Evaluating user-defined conditions

Chris Jack chris_jack at msn.com
Wed Jun 11 13:41:28 BST 2014


Roger Bell_West <roger at firedrake.org> wrote:

>On Tue, Jun 10, 2014 at 11:59:57AM +0100, Chris Jack wrote:
>>Can I suggest you consider including some rudimentary idea of "cost"
>>when you're deciding whether to allow the query to run or not. "Cost"
>>could be in terms of anticipated rows returned and/or total
>>anticipated CPU time.

>Yeah, it shouldn't be that hard to write code to evaluate an
>expression and work out how long it'll take to run.

A very rudimentary approach would be to disallow expressions without an equality on a column (or better at least one column from a list of columns with known good selectivity).

A better approach (closer to what cost based databases do) would be to create a size n histogram of values of all columns that can be in the restriction: n = 20 is typical. Based on this, you can approximate how many rows both equalities and inequalities would probably return. A better solution might consider column value correlation.

Some databases have features that allow you to grab the estimated run time from the cost based optimiser without having to run the query for real. It would be very quick to implement something that grabbed that but obviously it requires a database with the feature.

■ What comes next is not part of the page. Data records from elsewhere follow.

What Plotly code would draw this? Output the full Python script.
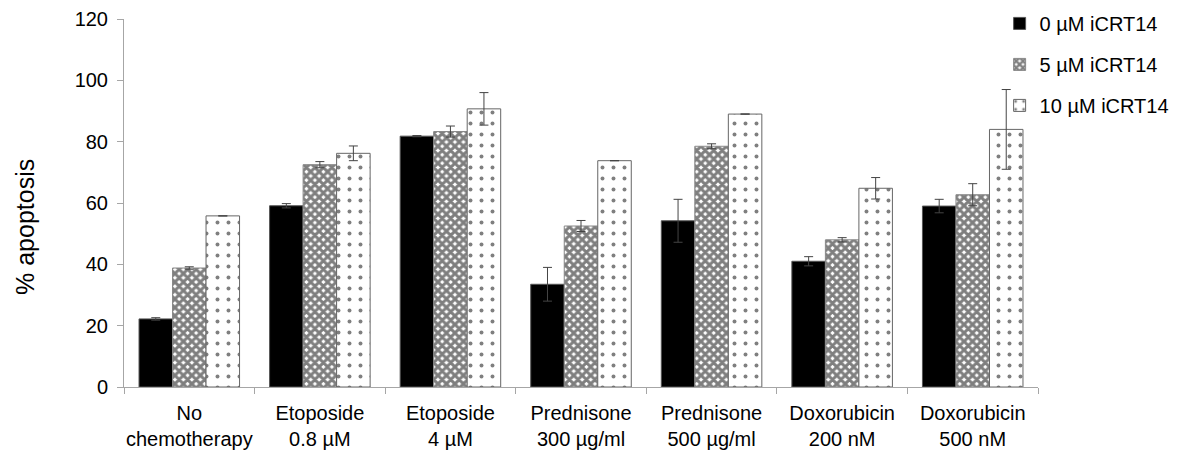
import plotly.graph_objects as go

categories = ["No<br>chemotherapy", "Etoposide<br>0.8 µM", "Etoposide<br>4 µM",
              "Prednisone<br>300 µg/ml", "Prednisone<br>500 µg/ml",
              "Doxorubicin<br>200 nM", "Doxorubicin<br>500 nM"]
series_names = ["0 µM iCRT14", "5 µM iCRT14", "10 µM iCRT14"]
vals_0 = [22.2, 59.1, 81.8, 33.5, 54.2, 41.0, 59.0]
err_0 = [0.4, 0.7, 0.2, 5.5, 7.0, 1.5, 2.2]
vals_5 = [38.8, 72.5, 83.3, 52.5, 78.5, 48.0, 62.7]
err_5 = [0.4, 1.0, 1.8, 1.8, 0.8, 0.7, 3.6]
vals_10 = [55.8, 76.2, 90.7, 73.8, 89.0, 64.8, 84.0]
err_10 = [0.0, 2.4, 5.3, 0.0, 0.0, 3.5, 13.0]
y_title = "% apoptosis"

FONT = "Liberation Sans, Arial, sans-serif"

fig = go.Figure()
styles = [
    dict(color="black", line=dict(color="#555555", width=1)),
    dict(color="white", line=dict(color="#888888", width=1),
         pattern=dict(shape="x", size=6, solidity=0.75, fgcolor="black", bgcolor="white")),
    dict(color="white", line=dict(color="#666666", width=1),
         pattern=dict(shape=".", size=11, solidity=0.1, fgcolor="black", bgcolor="white")),
]
data = [(vals_0, err_0), (vals_5, err_5), (vals_10, err_10)]
for i, (v, e) in enumerate(data):
    fig.add_trace(go.Bar(
        x=categories, y=v, name=series_names[i], marker=styles[i],
        error_y=dict(type="data", array=e, visible=True, color="#444444",
                     thickness=1, width=4.5),
        legendgroup=f"g{i}",
    ))

fig.add_annotation(text=y_title, textangle=-90, xref="paper", yref="paper",
                   x=(25 - 124) / 914, y=(387 - 227) / 368,
                   xanchor="center", yanchor="middle", showarrow=False,
                   font=dict(family=FONT, size=25, color="black"))

fig.update_layout(
    width=1186, height=452,
    margin=dict(l=124, r=148, t=19, b=65, autoexpand=False),
    plot_bgcolor="white", paper_bgcolor="white",
    barmode="group", bargap=0.23, bargroupgap=0,
    font=dict(family=FONT, color="black"),
    legend=dict(font=dict(family=FONT, size=20, color="black"),
                bgcolor="rgba(0,0,0,0)", xref="paper", yref="paper",
                xanchor="left", yanchor="top", x=0.958, y=1.041,
                tracegroupgap=12, itemclick=False),
    xaxis=dict(showline=True, linecolor="#a6a6a6", linewidth=1,
               ticks="outside", tickson="boundaries", ticklen=6, tickcolor="#a6a6a6",
               ticklabelstandoff=8, tickangle=0,
               tickfont=dict(size=20, family=FONT), showgrid=False),
    yaxis=dict(range=[0, 120], dtick=20, showline=True, linecolor="#a6a6a6", linewidth=1,
               ticks="outside", ticklen=6, tickcolor="#a6a6a6", showgrid=False, zeroline=False,
               ticklabelstandoff=5,
               tickfont=dict(size=20, family=FONT)),
)

fig.write_html("out.html")
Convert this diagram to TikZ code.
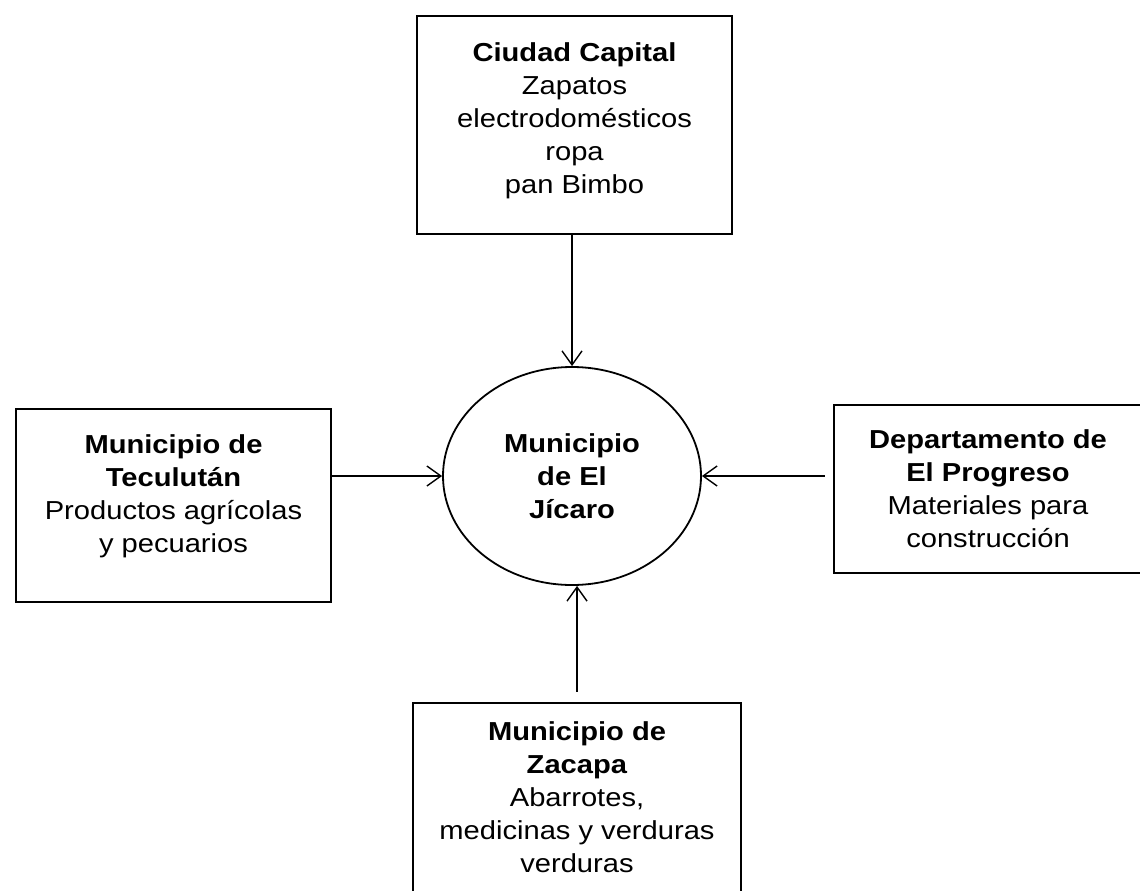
\documentclass[tikz,border=0pt]{standalone}
\usepackage{fontspec}
\setmainfont{Liberation Sans}[FakeStretch=1.12]
\usetikzlibrary{arrows.meta,shapes.geometric}
\begin{document}
\begin{tikzpicture}[x=1pt,y=-1pt,
  every node/.style={font=\fontsize{26}{33}\selectfont},
  srcbox/.style={draw, line width=2.4pt, rectangle, align=center, inner sep=0pt},
  hub/.style={draw, line width=1.8pt, ellipse, align=center, inner sep=0pt, minimum width=258pt, minimum height=218pt},
  flow/.style={line width=1.4pt, -{Straight Barb[length=14pt,width=20pt]}}]
\useasboundingbox (0,0) rectangle (1140,891);
\node[srcbox, minimum width=315pt, minimum height=218pt] (cap) at (574.5,125)
  {\textbf{Ciudad Capital}\\Zapatos\\electrodomésticos\\ropa\\pan Bimbo\rule[-14pt]{0pt}{14pt}};
\node[srcbox, minimum width=315pt, minimum height=193pt] (teculutan) at (173.5,505.5)
  {\textbf{Municipio de}\\\textbf{Teculután}\\Productos agrícolas\\y pecuarios\rule[-24pt]{0pt}{24pt}};
\node[srcbox, minimum width=308pt, minimum height=168pt] (progreso) at (988,489)
  {\textbf{Departamento de}\\\textbf{El Progreso}\\Materiales para\\construcción};
\node[srcbox, minimum width=328pt, minimum height=194pt] (zacapa) at (577,800)
  {\textbf{Municipio de}\\\textbf{Zacapa}\\Abarrotes,\\medicinas y verduras\\verduras\rule[-6pt]{0pt}{6pt}};
\node[hub] (hub) at (572,476) {\textbf{Municipio}\\\textbf{de El}\\\textbf{Jícaro}};
\draw[flow] (cap.south -| hub.north) -- (hub.north);
\draw[flow] (teculutan.east |- hub.west) -- (hub.west);
\draw[flow, shorten <=8pt] (progreso.west |- hub.east) -- (hub.east);
\draw[flow, shorten <=10pt] (zacapa.north) -- (hub.south -| zacapa.north);
\end{tikzpicture}
\end{document}
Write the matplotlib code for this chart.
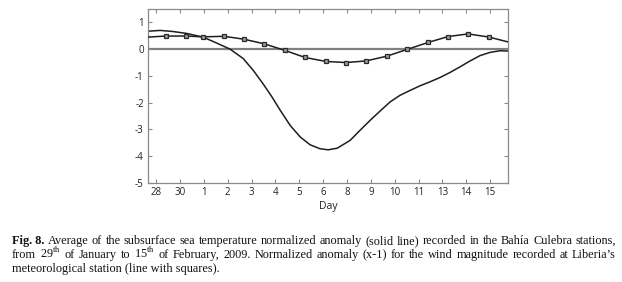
import matplotlib
matplotlib.use('Agg')
from matplotlib import pyplot as plt

plt.rcParams['axes.unicode_minus'] = False
plt.rcParams['mathtext.fontset'] = 'custom'
plt.rcParams['mathtext.rm'] = 'Liberation Serif'

# day labels on the x axis (one tick per position)
day_labels = ['28', '30', '1', '2', '3', '4', '5', '6', '8', '9', '10', '11', '13', '14', '15']

# subsurface sea temperature normalized anomaly (solid line)
temp_x = [-0.34, 0.17, 0.7, 1.26, 1.97, 2.56, 3.10, 3.65, 4.07, 4.48, 4.86, 5.20, 5.62, 6.04,
          6.45, 6.87, 7.21, 7.59, 8.13, 8.55, 8.97, 9.39, 9.81, 10.23, 10.65, 11.06, 11.48,
          11.90, 12.32, 12.74, 13.16, 13.58, 14.0, 14.42, 14.75]
temp_y = [0.67, 0.70, 0.66, 0.59, 0.45, 0.22, 0.0, -0.35, -0.79, -1.29, -1.79, -2.28, -2.85, -3.28,
          -3.57, -3.72, -3.76, -3.70, -3.41, -3.03, -2.66, -2.31, -1.97, -1.72, -1.54, -1.37, -1.22,
          -1.06, -0.87, -0.66, -0.44, -0.24, -0.12, -0.06, -0.07]

# wind magnitude normalized anomaly (x-1), line with squares
wind_x = [-0.34, 0.42, 1.26, 1.97, 2.85, 3.69, 4.53, 5.41, 6.24, 7.12, 7.96, 8.80, 9.68,
          10.52, 11.40, 12.24, 13.08, 13.96, 14.75]
wind_y = [0.45, 0.49, 0.49, 0.46, 0.48, 0.37, 0.20, -0.05, -0.31, -0.46, -0.50, -0.44, -0.26,
          -0.01, 0.25, 0.47, 0.57, 0.45, 0.27]

caption_1 = 'Average of the subsurface sea temperature normalized anomaly (solid line) recorded in the Bahía Culebra stations,'
caption_2 = 'from 29$^{\\mathrm{th}}$ of January to 15$^{\\mathrm{th}}$ of February, 2009. Normalized anomaly (x-1) for the wind magnitude recorded at Liberia\u2019s'
caption_3 = 'meteorological station (line with squares).'

W, H = 622, 282
fig = plt.figure(figsize=(W / 100, H / 100), dpi=100)
ax = fig.add_axes([148 / W, 1 - 183 / H, 360 / W, 174 / H])

ax.axhline(0, color='#808080', lw=1.6, zorder=1)
ax.plot(temp_x, temp_y, color='#1e1e1e', lw=1.1, zorder=2)
ax.plot(wind_x, wind_y, color='#1e1e1e', lw=1.1, marker='s', markersize=3.1,
        markerfacecolor='#9a9a9a', markeredgecolor='#2a2a2a', markeredgewidth=0.9,
        markevery=list(range(1, len(wind_x) - 1)), zorder=3)

ax.set_xlim(-0.34, 14.75)
ax.set_ylim(-5, 1.5)
ax.set_xticks(range(len(day_labels)))
ax.set_xticklabels(day_labels)
ax.set_yticks([1, 0, -1, -2, -3, -4, -5])
ax.set_yticklabels(['1', '0', '-1', '-2', '-3', '-4', '-5'])
for s in ax.spines.values():
    s.set_color('#8a8a8a')
    s.set_linewidth(0.9)
ax.tick_params(direction='in', length=3, width=0.8, color='#8a8a8a',
               top=True, right=True, labelsize=7, pad=3, labelcolor='#222222')
for lab in ax.get_xticklabels() + ax.get_yticklabels():
    lab.set_family('Open Sans')
ax.set_xlabel('Day', fontsize=7.5, family='Open Sans', color='#222222', labelpad=2)

# caption: pick the font size so line 1 fills the width, then justify
fig.canvas.draw()
renderer = fig.canvas.get_renderer()
left, right = 12, 616
probe = fig.text(0, 0, 'Fig. 8. ' + caption_1, fontsize=10, family='Liberation Serif')
natural = probe.get_window_extent(renderer).width
probe.remove()
fs = 10 * (right - left) / natural * 0.985

cap_lines = [
    [('Fig. 8.', 'bold')] + [(w, 'normal') for w in caption_1.split()],
    [(w, 'normal') for w in caption_2.split()],
]
ys = [244, 258, 272]
for i, words in enumerate(cap_lines):
    texts = []
    for w, wt in words:
        t = fig.text(0, 1 - ys[i] / H, w, fontsize=fs, family='Liberation Serif',
                     weight=wt, va='baseline', ha='left', color='#111111')
        texts.append(t)
    widths = [t.get_window_extent(renderer).width for t in texts]
    gap = (right - left - sum(widths)) / (len(words) - 1)
    x = left
    for t, wd in zip(texts, widths):
        t.set_x(x / W)
        x += wd + gap
fig.text(left / W, 1 - ys[2] / H, caption_3, fontsize=fs, family='Liberation Serif',
         va='baseline', ha='left', color='#111111')

fig.savefig('out.png', dpi=100)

Clearly whether it's worthwhile at all depends on the maximum number of rows that can be returned, how much of a problem it is if long queries run and the amount of development time available.

>From memory, commercial reporting tools like Business Objects allow specification of a maximum run time/row count restriction so looking into Dave's proposal if you want to implement an equivalent might be the go. For a robust solution, this is probably essential: but it has the obvious downside that the query still had to run for the maximum time. So it's better to also identify badly performing queries ahead of time.

Users cannot be trusted. Even if it's work, unless a long running query is not possible for other reasons, users will create queries that run a long time.